Traffic school completion—called driver improvement courses, defensive driving programs, or point reduction courses depending on your state—can prevent a violation from appearing on your insurance record, reduce the point value assigned to your license, or qualify you for a violation dismissal. The outcome depends entirely on your state's specific program rules and whether you complete the course within required timeframes. California allows one traffic school dismissal every 18 months for eligible infractions, keeping the violation off your driving record entirely if you complete the course before your court deadline. Florida reduces points by up to five once every 12 months for voluntary course completion, but the underlying violation remains visible to insurers—you're reducing license suspension risk, not insurance impact. Some states permit traffic school only for first-time offenders or specific violation types, while others allow repeat use with waiting periods between enrollments. The course must be state-approved and completed within the window specified in your citation or court order—typically 60-90 days. Miss the deadline by even one day and most states convert the violation to a permanent conviction with no opportunity to re-enroll.

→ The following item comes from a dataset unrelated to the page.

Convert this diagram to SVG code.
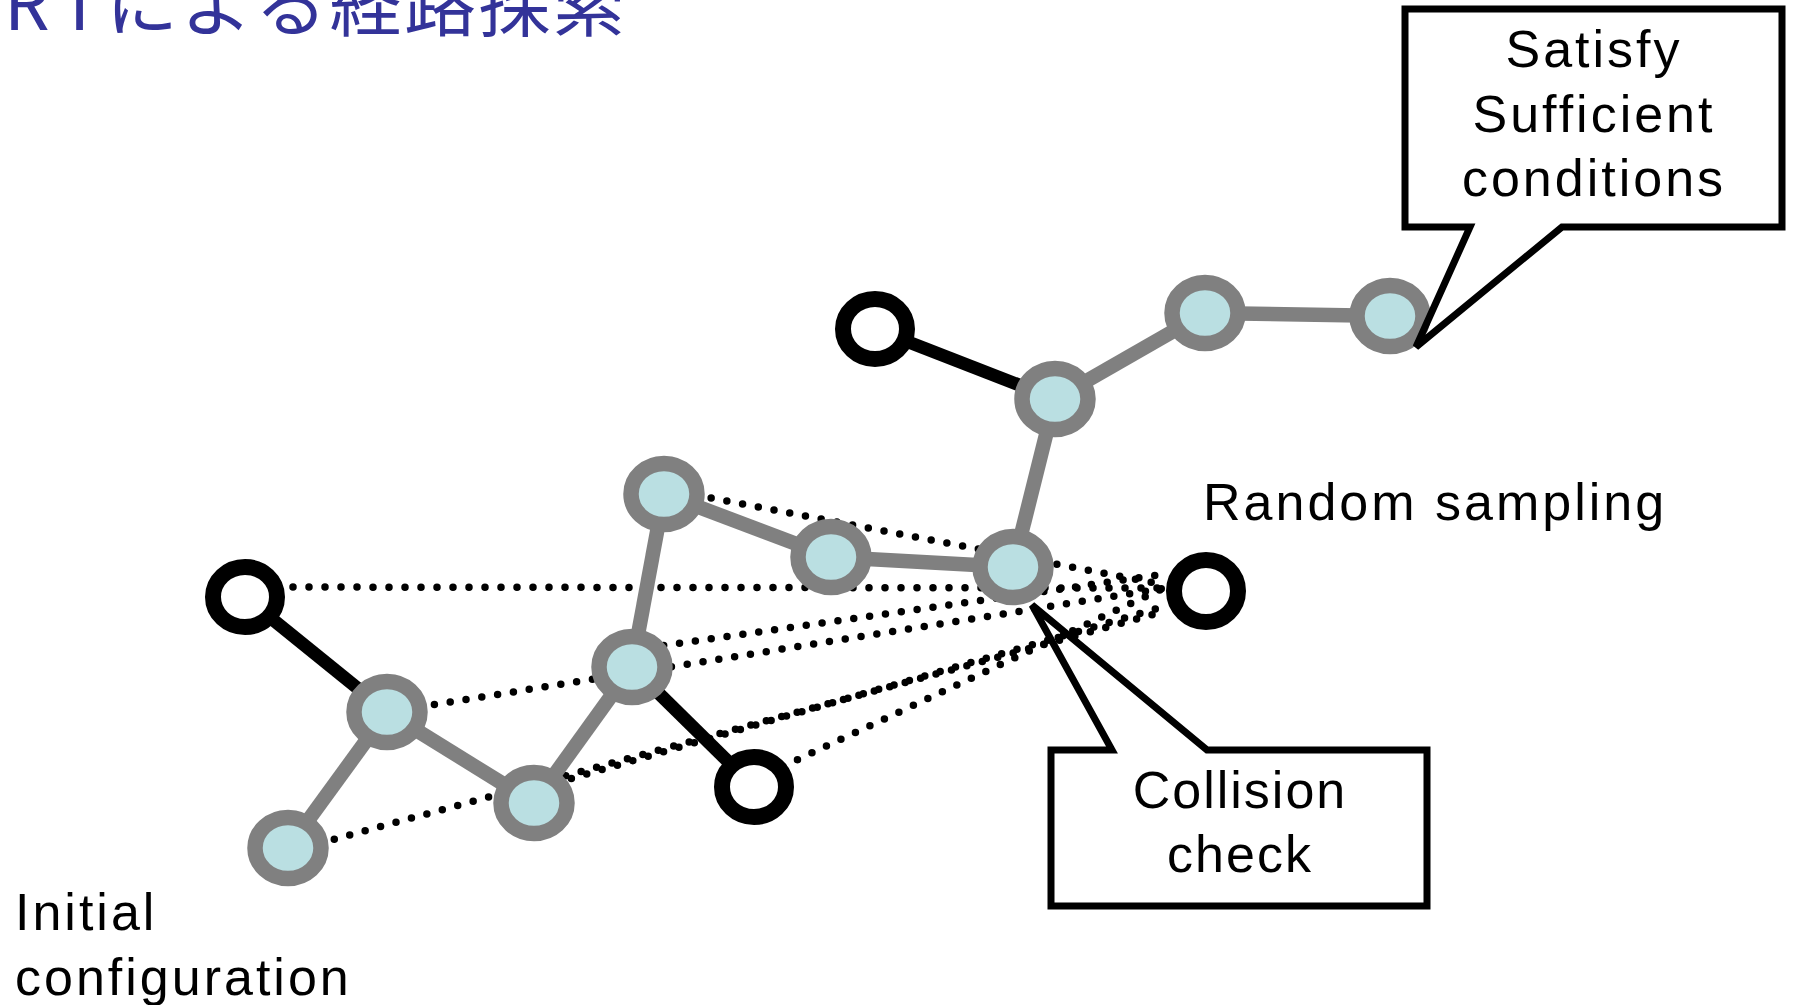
<svg xmlns="http://www.w3.org/2000/svg" width="1793" height="1005" viewBox="0 0 1793 1005">
<style>
.tree{stroke:#808080;stroke-width:14.5;fill:none}
.ext{stroke:#000;stroke-width:13;fill:none}
.dot{stroke:#000;stroke-width:7.5;stroke-dasharray:0 16;stroke-linecap:round;fill:none}
.tn ellipse{fill:#BADFE2;stroke:#808080;stroke-width:15.5}
.sn ellipse{fill:#fff;stroke:#000;stroke-width:16}
.callout{fill:none;stroke:#000;stroke-width:7;stroke-linejoin:miter}
.lbl{font-family:"Liberation Sans",Arial,sans-serif;font-size:52px;letter-spacing:3px;fill:#000}
.title{font-family:"Noto Sans CJK JP",sans-serif;font-size:72px;fill:#333399}
</style>
<rect width="1793" height="1005" fill="#fff"/>
<text class="title" id="title" x="-46 4 58 106 180.5 255 329.5 404 478.5 553" y="30">RRTによる経路探索</text>
<g id="connectors">
  <g id="dotted">
    <line class="dot" x1="664" y1="489" x2="1166" y2="585"/>
    <line class="dot" x1="245" y1="587" x2="1166" y2="588"/>
    <line class="dot" x1="632" y1="650" x2="1166" y2="574"/>
    <line class="dot" x1="387" y1="712" x2="1166" y2="588"/>
    <line class="dot" x1="288" y1="852" x2="1166" y2="611"/>
    <line class="dot" x1="556" y1="783" x2="1166" y2="606"/>
    <line class="dot" x1="754" y1="780" x2="1166" y2="587"/>
  </g>
  <g id="tree-edges">
    <line class="tree" x1="288" y1="848" x2="387" y2="712"/>
    <line class="tree" x1="387" y1="712" x2="534" y2="803"/>
    <line class="tree" x1="534" y1="803" x2="632" y2="667"/>
    <line class="tree" x1="632" y1="667" x2="664" y2="494"/>
    <line class="tree" x1="664" y1="494" x2="831" y2="557"/>
    <line class="tree" x1="831" y1="557" x2="1013" y2="567"/>
    <line class="tree" x1="1013" y1="567" x2="1055" y2="399"/>
    <line class="tree" x1="1055" y1="399" x2="1205" y2="313"/>
    <line class="tree" x1="1205" y1="313" x2="1390" y2="316"/>
  </g>
  <g id="extension-edges">
    <line class="ext" x1="245" y1="597" x2="387" y2="712"/>
    <line class="ext" x1="632" y1="667" x2="754" y2="787"/>
    <line class="ext" x1="875" y1="329" x2="1055" y2="399"/>
  </g>
</g>
<g id="n1" class="tn"><ellipse cx="288" cy="848" rx="33" ry="30.5"/></g>
<g id="n2" class="tn"><ellipse cx="387" cy="712" rx="33" ry="30.5"/></g>
<g id="n3" class="tn"><ellipse cx="534" cy="803" rx="33" ry="30.5"/></g>
<g id="n4" class="tn"><ellipse cx="632" cy="667" rx="33" ry="30.5"/></g>
<g id="n5" class="tn"><ellipse cx="664" cy="494" rx="33" ry="30.5"/></g>
<g id="n6" class="tn"><ellipse cx="831" cy="557" rx="33" ry="30.5"/></g>
<g id="n7" class="tn"><ellipse cx="1013" cy="567" rx="33" ry="30.5"/></g>
<g id="n8" class="tn"><ellipse cx="1055" cy="399" rx="33" ry="30.5"/></g>
<g id="n9" class="tn"><ellipse cx="1205" cy="313" rx="33" ry="30.5"/></g>
<g id="n10" class="tn"><ellipse cx="1390" cy="316" rx="33" ry="30.5"/></g>
<g id="s1" class="sn"><ellipse cx="245" cy="597" rx="32" ry="30"/></g>
<g id="s2" class="sn"><ellipse cx="754" cy="787" rx="32" ry="30"/></g>
<g id="s3" class="sn"><ellipse cx="875" cy="329" rx="32" ry="30"/></g>
<g id="s4" class="sn"><ellipse cx="1206" cy="591" rx="32" ry="31"/></g>
<g id="callout-satisfy">
  <polygon class="callout" points="1405,9 1782,9 1782,227 1562,227 1416,347 1470,227 1405,227"/>
  <text class="lbl" text-anchor="middle" x="1594" y="67">Satisfy</text>
  <text class="lbl" text-anchor="middle" x="1594" y="132">Sufficient</text>
  <text class="lbl" text-anchor="middle" x="1594" y="196">conditions</text>
</g>
<g id="callout-collision">
  <polygon class="callout" points="1051,750 1112,750 1032,605 1207,750 1427,750 1427,906 1051,906"/>
  <text class="lbl" text-anchor="middle" x="1240" y="808" style="letter-spacing:2px">Collision</text>
  <text class="lbl" text-anchor="middle" x="1240" y="872" style="letter-spacing:2px">check</text>
</g>
<g id="label-random">
  <text class="lbl" x="1203" y="520">Random sampling</text>
</g>
<g id="label-initial">
  <text class="lbl" x="15" y="930">Initial</text>
  <text class="lbl" x="15" y="995">configuration</text>
</g>
</svg>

When Violations Permanently Disqualify You from Cleanup Programs

Certain violation types—DUI, reckless driving, leaving the scene of an accident, or any offense involving injury or death—are ineligible for expungement, deferral, or dismissal in most states regardless of how much time has passed or how clean your record has been since. These violations remain on your driving record for the full statutory retention period, typically 7-10 years for DUI and 5-7 years for reckless driving. Commercial driver's license holders face stricter standards in all states. Federal regulations require many serious violations to remain on CDL records permanently, and state expungement programs that apply to standard licenses often exclude CDL holders entirely. A CDL driver convicted of DUI cannot expunge that violation even in states that offer DUI expungement to non-commercial drivers after a waiting period. Multiple violations within a short timeframe also disqualify drivers from most cleanup programs. If you've accumulated three moving violations in 12 months, you're typically ineligible for deferral or traffic school dismissal until you've maintained a clean record for a specified period—often 12-36 months depending on state rules. The cleanup programs exist to give otherwise safe drivers a second chance, not to enable pattern offenders to repeatedly clear their records.